With Suricata deployed with stream.midstream: true, I’m receiving considerably less (on the order of 10% of X)
I have reproduced this multiple times with both Suricata 6.0.2 and 6.0.4.
This doesn’t make sense to me.
My understanding is that with midstream = false, Suricata will ignore TCP streams that it hasn’t seen the 3-way-handshake, and with midstream = true, it will attempt to inspect those flows.
Based on that description, setting midstream = true should, if anything, be providing more logs, not less (i…e, suricata should see all the flows it would have with midstream = false, but it will also inspect flows where it missed the handshake), correct?
I’m wondering if anyone can provide some insight into what might be happening and/or investigation steps?
In parallel, I’m going to attempt to trace through the source to see if I can find out where the disconnect is.
What does the memory usage (memcap/memuse counters) look like? It is conceivable that inspecting more leads to more memory use. Similar more work can lead to more pkt drops, which might hurt all the sessions.
This is exactly where my investigation has led me, as well
I apparently missed it, on the initial pass of stats, but there are non-zero tcp.segment_memcap_drop
We didn’t see this in Suricata 4 w/ midstream == true, so I guess Suricata 6 is generally consuming more of the tcp buffer per flow?
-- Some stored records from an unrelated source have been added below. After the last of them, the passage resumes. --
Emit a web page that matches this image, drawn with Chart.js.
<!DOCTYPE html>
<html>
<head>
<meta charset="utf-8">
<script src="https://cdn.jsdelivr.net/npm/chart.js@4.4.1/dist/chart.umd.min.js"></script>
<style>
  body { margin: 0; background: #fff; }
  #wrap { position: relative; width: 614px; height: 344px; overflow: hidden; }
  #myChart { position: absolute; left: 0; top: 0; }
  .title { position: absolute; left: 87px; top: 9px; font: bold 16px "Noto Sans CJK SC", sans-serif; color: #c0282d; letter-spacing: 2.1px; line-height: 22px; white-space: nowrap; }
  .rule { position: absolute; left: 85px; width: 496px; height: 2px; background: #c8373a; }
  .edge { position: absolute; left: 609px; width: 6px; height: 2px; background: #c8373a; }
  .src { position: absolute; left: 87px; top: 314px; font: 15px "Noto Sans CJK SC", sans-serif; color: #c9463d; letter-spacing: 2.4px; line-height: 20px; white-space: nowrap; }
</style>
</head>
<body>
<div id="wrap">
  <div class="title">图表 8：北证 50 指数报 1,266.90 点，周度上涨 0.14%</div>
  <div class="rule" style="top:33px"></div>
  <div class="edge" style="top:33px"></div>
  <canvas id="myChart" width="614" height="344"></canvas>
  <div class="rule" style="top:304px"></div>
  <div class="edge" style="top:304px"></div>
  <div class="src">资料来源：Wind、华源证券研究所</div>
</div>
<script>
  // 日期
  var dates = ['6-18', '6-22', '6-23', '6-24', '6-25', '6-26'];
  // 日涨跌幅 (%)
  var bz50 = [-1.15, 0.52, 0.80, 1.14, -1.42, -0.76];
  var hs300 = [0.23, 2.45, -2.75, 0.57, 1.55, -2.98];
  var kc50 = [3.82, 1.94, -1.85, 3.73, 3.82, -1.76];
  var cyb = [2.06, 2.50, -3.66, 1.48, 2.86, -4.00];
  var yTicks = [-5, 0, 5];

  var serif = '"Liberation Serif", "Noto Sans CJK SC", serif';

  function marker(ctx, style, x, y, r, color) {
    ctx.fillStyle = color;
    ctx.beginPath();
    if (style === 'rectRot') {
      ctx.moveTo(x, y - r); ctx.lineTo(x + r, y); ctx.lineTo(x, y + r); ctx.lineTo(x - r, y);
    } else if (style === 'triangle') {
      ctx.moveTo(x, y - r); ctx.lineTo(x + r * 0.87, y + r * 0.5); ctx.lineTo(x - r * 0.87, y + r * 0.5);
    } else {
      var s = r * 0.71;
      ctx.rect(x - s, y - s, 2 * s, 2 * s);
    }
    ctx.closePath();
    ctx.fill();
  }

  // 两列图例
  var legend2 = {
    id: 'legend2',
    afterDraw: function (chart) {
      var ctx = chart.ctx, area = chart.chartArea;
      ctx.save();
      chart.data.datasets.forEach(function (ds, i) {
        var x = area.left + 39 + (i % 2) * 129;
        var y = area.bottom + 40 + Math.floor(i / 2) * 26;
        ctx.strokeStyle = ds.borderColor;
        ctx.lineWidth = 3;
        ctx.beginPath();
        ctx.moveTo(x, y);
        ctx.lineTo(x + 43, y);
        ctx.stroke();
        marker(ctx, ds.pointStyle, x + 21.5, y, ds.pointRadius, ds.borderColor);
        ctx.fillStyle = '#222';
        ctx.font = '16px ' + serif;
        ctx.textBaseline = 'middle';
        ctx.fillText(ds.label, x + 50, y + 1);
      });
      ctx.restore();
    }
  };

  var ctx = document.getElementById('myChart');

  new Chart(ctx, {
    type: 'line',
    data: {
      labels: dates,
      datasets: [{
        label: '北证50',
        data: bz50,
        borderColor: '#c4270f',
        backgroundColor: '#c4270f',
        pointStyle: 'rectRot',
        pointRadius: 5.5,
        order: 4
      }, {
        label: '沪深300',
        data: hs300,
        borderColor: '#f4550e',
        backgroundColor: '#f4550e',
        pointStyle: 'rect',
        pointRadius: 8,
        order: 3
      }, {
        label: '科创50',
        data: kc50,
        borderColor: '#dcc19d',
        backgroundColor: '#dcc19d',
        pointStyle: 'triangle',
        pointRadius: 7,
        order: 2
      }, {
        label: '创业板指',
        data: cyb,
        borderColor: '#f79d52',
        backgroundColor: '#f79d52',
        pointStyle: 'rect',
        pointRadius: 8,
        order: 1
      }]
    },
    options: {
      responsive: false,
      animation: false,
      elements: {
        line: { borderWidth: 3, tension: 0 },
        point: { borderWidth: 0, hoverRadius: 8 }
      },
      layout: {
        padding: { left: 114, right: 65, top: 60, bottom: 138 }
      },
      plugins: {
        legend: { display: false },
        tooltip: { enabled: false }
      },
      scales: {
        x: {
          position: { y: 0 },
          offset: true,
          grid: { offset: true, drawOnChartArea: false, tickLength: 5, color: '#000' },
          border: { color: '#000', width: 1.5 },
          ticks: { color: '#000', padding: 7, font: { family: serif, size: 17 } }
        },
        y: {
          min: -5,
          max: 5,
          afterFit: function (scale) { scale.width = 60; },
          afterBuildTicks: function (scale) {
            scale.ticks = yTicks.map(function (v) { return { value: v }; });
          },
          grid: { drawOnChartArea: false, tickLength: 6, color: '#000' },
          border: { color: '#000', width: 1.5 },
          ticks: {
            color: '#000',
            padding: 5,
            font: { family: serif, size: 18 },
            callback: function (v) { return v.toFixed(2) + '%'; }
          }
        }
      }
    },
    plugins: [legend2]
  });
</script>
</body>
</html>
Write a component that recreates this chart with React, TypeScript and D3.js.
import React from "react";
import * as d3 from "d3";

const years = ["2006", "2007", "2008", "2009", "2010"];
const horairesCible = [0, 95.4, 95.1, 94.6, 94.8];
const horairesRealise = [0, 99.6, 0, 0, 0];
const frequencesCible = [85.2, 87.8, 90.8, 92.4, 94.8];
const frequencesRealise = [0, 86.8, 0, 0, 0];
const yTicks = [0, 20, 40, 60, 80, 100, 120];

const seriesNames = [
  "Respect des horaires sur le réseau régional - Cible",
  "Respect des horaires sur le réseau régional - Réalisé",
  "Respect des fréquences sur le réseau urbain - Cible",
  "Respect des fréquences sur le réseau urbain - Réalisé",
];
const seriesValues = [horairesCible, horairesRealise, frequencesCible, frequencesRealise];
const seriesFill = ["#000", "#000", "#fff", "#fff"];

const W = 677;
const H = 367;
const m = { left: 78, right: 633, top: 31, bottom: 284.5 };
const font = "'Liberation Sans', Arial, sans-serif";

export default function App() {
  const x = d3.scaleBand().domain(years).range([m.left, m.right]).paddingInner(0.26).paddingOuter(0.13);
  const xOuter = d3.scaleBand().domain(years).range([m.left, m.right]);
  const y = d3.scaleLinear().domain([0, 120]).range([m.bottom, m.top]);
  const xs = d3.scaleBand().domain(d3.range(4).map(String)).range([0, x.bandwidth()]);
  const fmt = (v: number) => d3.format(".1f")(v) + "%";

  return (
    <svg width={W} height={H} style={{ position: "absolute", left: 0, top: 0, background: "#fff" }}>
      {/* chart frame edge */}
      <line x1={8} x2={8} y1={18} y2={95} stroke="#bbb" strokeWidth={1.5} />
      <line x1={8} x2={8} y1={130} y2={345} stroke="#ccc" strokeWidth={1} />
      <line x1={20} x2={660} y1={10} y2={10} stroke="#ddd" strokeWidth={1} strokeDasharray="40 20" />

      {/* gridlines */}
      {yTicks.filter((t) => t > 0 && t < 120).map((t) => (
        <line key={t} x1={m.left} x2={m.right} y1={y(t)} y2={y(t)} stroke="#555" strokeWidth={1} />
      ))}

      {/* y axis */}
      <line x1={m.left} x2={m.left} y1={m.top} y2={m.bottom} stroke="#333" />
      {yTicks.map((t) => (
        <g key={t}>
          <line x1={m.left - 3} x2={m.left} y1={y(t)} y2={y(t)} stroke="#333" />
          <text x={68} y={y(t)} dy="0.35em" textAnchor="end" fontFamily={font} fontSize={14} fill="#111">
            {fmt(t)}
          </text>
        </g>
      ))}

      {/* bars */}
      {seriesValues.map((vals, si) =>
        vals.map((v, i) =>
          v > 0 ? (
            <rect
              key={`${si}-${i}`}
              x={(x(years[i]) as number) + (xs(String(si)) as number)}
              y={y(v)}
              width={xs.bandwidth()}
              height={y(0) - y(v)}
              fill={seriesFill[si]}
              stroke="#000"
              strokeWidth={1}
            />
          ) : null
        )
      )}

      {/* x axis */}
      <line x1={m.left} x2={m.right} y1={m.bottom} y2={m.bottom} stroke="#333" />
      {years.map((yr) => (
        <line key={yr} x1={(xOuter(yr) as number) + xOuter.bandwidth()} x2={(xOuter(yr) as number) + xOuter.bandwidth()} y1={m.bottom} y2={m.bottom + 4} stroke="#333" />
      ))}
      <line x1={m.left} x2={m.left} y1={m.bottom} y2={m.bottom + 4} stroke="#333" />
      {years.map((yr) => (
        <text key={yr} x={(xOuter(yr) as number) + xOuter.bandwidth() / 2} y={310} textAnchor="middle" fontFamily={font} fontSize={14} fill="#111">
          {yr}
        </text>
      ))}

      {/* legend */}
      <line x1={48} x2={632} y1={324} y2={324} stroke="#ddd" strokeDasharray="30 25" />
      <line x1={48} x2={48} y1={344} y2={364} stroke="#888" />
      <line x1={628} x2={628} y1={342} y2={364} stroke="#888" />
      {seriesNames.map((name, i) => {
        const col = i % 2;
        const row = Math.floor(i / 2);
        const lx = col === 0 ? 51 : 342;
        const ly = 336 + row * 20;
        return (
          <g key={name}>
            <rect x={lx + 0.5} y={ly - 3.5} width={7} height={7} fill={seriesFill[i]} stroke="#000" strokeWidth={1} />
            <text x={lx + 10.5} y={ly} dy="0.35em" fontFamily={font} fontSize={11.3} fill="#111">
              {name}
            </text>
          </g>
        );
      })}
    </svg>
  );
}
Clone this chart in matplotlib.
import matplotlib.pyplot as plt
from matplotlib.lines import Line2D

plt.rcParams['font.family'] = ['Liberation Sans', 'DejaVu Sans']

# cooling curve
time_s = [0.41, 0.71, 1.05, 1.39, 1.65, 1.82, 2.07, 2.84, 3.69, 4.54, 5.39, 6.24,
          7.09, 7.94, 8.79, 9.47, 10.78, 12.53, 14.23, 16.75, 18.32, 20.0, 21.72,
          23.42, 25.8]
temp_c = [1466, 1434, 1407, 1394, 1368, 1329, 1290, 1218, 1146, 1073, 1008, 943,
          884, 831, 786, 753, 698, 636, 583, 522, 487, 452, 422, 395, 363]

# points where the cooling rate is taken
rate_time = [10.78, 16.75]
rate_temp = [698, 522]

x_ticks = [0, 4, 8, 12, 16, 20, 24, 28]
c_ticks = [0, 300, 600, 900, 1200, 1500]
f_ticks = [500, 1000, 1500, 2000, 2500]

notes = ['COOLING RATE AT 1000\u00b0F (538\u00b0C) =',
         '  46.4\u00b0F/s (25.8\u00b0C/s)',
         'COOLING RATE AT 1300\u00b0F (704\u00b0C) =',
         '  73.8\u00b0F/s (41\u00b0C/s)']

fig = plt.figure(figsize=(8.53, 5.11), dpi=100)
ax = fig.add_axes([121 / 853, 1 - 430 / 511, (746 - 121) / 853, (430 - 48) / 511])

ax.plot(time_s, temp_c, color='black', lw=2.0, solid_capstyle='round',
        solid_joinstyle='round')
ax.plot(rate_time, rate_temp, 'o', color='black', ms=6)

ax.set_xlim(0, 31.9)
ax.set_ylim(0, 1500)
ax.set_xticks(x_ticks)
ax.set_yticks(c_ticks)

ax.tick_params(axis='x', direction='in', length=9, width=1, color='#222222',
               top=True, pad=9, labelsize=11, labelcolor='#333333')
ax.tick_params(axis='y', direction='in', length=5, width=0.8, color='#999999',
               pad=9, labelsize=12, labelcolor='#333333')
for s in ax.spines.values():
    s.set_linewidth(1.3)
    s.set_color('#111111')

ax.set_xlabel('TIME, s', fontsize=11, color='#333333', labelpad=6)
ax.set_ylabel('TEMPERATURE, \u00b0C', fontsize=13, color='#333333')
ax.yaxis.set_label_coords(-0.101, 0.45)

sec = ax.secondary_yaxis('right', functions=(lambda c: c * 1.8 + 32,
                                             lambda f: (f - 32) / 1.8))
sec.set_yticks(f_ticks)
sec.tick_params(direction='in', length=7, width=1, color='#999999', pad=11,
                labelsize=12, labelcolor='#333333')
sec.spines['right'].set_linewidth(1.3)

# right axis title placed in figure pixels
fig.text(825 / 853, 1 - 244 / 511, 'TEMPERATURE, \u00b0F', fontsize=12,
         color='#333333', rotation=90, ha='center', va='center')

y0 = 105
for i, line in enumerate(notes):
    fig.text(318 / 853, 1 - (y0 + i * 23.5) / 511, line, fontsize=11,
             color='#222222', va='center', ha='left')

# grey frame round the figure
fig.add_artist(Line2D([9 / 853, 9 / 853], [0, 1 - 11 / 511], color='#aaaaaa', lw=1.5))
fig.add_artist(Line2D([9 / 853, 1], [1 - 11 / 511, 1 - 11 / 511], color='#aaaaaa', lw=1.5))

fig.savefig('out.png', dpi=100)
I thought this memory space was largely used to tcp reassembly, though, so the main contributor to growth would be proportional to the traffic, and not affected by version of suricata (?).
I’m currently investigating different tweaks to these parameters to see whether I can avoid these drops.
On of the changes since suri 4 is that more protocols are capable of keeping track of things when there is packet loss, where previously a single lost data segment in HTTP for example would stop HTTP traffic for that session completely. The consequence is that in a scenario where we are overwhelmed we continue to use more resources than before.